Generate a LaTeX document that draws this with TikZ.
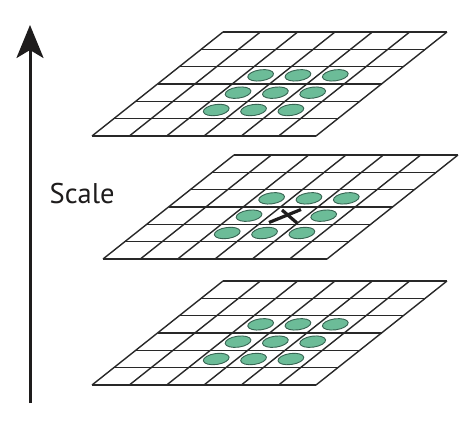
\documentclass[tikz,border=0pt]{standalone}
\usepackage{fontspec}
\setsansfont{PT Sans}
\usetikzlibrary{shapes.geometric,arrows.meta}
\definecolor{dotfill}{RGB}{108,188,152}
\definecolor{dotline}{RGB}{55,100,82}
\definecolor{gridgray}{RGB}{40,40,40}
\definecolor{textgray}{RGB}{30,28,28}
\tikzset{
  gridline/.style={draw=gridgray, line width=1.4pt},
  dot/.style={ellipse, draw=dotline, fill=dotfill, line width=0.9pt,
    minimum width=26pt, minimum height=11pt, inner sep=0pt, rotate=8},
  crossline/.style={draw=textgray, line width=3.2pt},
  scalearrow/.style={draw=textgray, line width=3pt,
    -{Stealth[length=33pt,width=27pt,inset=8pt]}},
  layer/.style={x={(37.333pt,0pt)}, y={(21.833pt,17.333pt)}}
}
\begin{document}
\begin{tikzpicture}[x=1pt,y=-1pt]
\useasboundingbox (0,0) rectangle (468,420);
\fill[white] (0,0) rectangle (468,420);

% top layer
\begin{scope}[shift={(92,136)}, layer]
  \fill[white] (0,0) -- (6,0) -- (6,6) -- (0,6) -- cycle;
  \foreach \k in {0,...,6} {
    \draw[gridline] (\k,0) -- (\k,6);
    \draw[gridline] (0,\k) -- (6,\k);
  }
  \foreach \u/\v/\n in {2.45/1.5/1, 3.45/1.5/2, 4.45/1.5/3,
                        2.45/2.5/4, 3.45/2.5/5, 4.45/2.5/6,
                        2.47/3.5/7, 3.47/3.5/8, 4.47/3.5/9}
    \node[dot] (top\n) at (\u,\v) {};
\end{scope}

% middle layer
\begin{scope}[shift={(103,259)}, layer]
  \fill[white] (0,0) -- (6,0) -- (6,6) -- (0,6) -- cycle;
  \foreach \k in {0,...,6} {
    \draw[gridline] (\k,0) -- (\k,6);
    \draw[gridline] (0,\k) -- (6,\k);
  }
  \foreach \u/\v/\n in {2.45/1.5/1, 3.45/1.5/2, 4.45/1.5/3,
                        2.45/2.5/4, 4.45/2.5/6,
                        2.47/3.5/7, 3.47/3.5/8, 4.47/3.5/9}
    \node[dot] (mid\n) at (\u,\v) {};
\end{scope}

% bottom layer
\begin{scope}[shift={(92,385)}, layer]
  \fill[white] (0,0) -- (6,0) -- (6,6) -- (0,6) -- cycle;
  \foreach \k in {0,...,6} {
    \draw[gridline] (\k,0) -- (\k,6);
    \draw[gridline] (0,\k) -- (6,\k);
  }
  \foreach \u/\v/\n in {2.45/1.5/1, 3.45/1.5/2, 4.45/1.5/3,
                        2.45/2.5/4, 3.45/2.5/5, 4.45/2.5/6,
                        2.47/3.5/7, 3.47/3.5/8, 4.47/3.5/9}
    \node[dot] (bot\n) at (\u,\v) {};
\end{scope}

% cross at the centre of the middle layer
\coordinate (crossA1) at (269,222.5);
\coordinate (crossA2) at (301,209.5);
\coordinate (crossB1) at (282,210);
\coordinate (crossB2) at (297,223);
\draw[crossline] (crossA1) -- (crossA2);
\draw[crossline] (crossB1) -- (crossB2);

% scale arrow
\coordinate (arrowfoot) at (30,403);
\coordinate (arrowtip) at (30,25);
\draw[scalearrow] (arrowfoot) -- (arrowtip);

\node[font=\sffamily\fontsize{28.5}{30}\selectfont, anchor=base west,
      inner sep=0pt, text=textgray] (scalelabel) at (49.5,203) {Scale};
\end{tikzpicture}
\end{document}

= = = = =

**SET TASK:**
Return the material word for word. Pictures are not part of the copy.

**OUTPUT FOR THIS EXERCISE:**
Generate a LaTeX document that draws this with TikZ.
\documentclass[tikz,border=0pt]{standalone}
\usepackage{fontspec}
\setsansfont{PT Sans}
\usetikzlibrary{shapes.geometric,arrows.meta}
\definecolor{dotfill}{RGB}{108,188,152}
\definecolor{dotline}{RGB}{55,100,82}
\definecolor{gridgray}{RGB}{40,40,40}
\definecolor{textgray}{RGB}{30,28,28}
\tikzset{
  gridline/.style={draw=gridgray, line width=1.4pt},
  dot/.style={ellipse, draw=dotline, fill=dotfill, line width=0.9pt,
    minimum width=26pt, minimum height=11pt, inner sep=0pt, rotate=8},
  crossline/.style={draw=textgray, line width=3.2pt},
  scalearrow/.style={draw=textgray, line width=3pt,
    -{Stealth[length=33pt,width=27pt,inset=8pt]}},
  layer/.style={x={(37.333pt,0pt)}, y={(21.833pt,17.333pt)}}
}
\begin{document}
\begin{tikzpicture}[x=1pt,y=-1pt]
\useasboundingbox (0,0) rectangle (468,420);
\fill[white] (0,0) rectangle (468,420);

% top layer
\begin{scope}[shift={(92,136)}, layer]
  \fill[white] (0,0) -- (6,0) -- (6,6) -- (0,6) -- cycle;
  \foreach \k in {0,...,6} {
    \draw[gridline] (\k,0) -- (\k,6);
    \draw[gridline] (0,\k) -- (6,\k);
  }
  \foreach \u/\v/\n in {2.45/1.5/1, 3.45/1.5/2, 4.45/1.5/3,
                        2.45/2.5/4, 3.45/2.5/5, 4.45/2.5/6,
                        2.47/3.5/7, 3.47/3.5/8, 4.47/3.5/9}
    \node[dot] (top\n) at (\u,\v) {};
\end{scope}

% middle layer
\begin{scope}[shift={(103,259)}, layer]
  \fill[white] (0,0) -- (6,0) -- (6,6) -- (0,6) -- cycle;
  \foreach \k in {0,...,6} {
    \draw[gridline] (\k,0) -- (\k,6);
    \draw[gridline] (0,\k) -- (6,\k);
  }
  \foreach \u/\v/\n in {2.45/1.5/1, 3.45/1.5/2, 4.45/1.5/3,
                        2.45/2.5/4, 4.45/2.5/6,
                        2.47/3.5/7, 3.47/3.5/8, 4.47/3.5/9}
    \node[dot] (mid\n) at (\u,\v) {};
\end{scope}

% bottom layer
\begin{scope}[shift={(92,385)}, layer]
  \fill[white] (0,0) -- (6,0) -- (6,6) -- (0,6) -- cycle;
  \foreach \k in {0,...,6} {
    \draw[gridline] (\k,0) -- (\k,6);
    \draw[gridline] (0,\k) -- (6,\k);
  }
  \foreach \u/\v/\n in {2.45/1.5/1, 3.45/1.5/2, 4.45/1.5/3,
                        2.45/2.5/4, 3.45/2.5/5, 4.45/2.5/6,
                        2.47/3.5/7, 3.47/3.5/8, 4.47/3.5/9}
    \node[dot] (bot\n) at (\u,\v) {};
\end{scope}

% cross at the centre of the middle layer
\coordinate (crossA1) at (269,222.5);
\coordinate (crossA2) at (301,209.5);
\coordinate (crossB1) at (282,210);
\coordinate (crossB2) at (297,223);
\draw[crossline] (crossA1) -- (crossA2);
\draw[crossline] (crossB1) -- (crossB2);

% scale arrow
\coordinate (arrowfoot) at (30,403);
\coordinate (arrowtip) at (30,25);
\draw[scalearrow] (arrowfoot) -- (arrowtip);

\node[font=\sffamily\fontsize{28.5}{30}\selectfont, anchor=base west,
      inner sep=0pt, text=textgray] (scalelabel) at (49.5,203) {Scale};
\end{tikzpicture}
\end{document}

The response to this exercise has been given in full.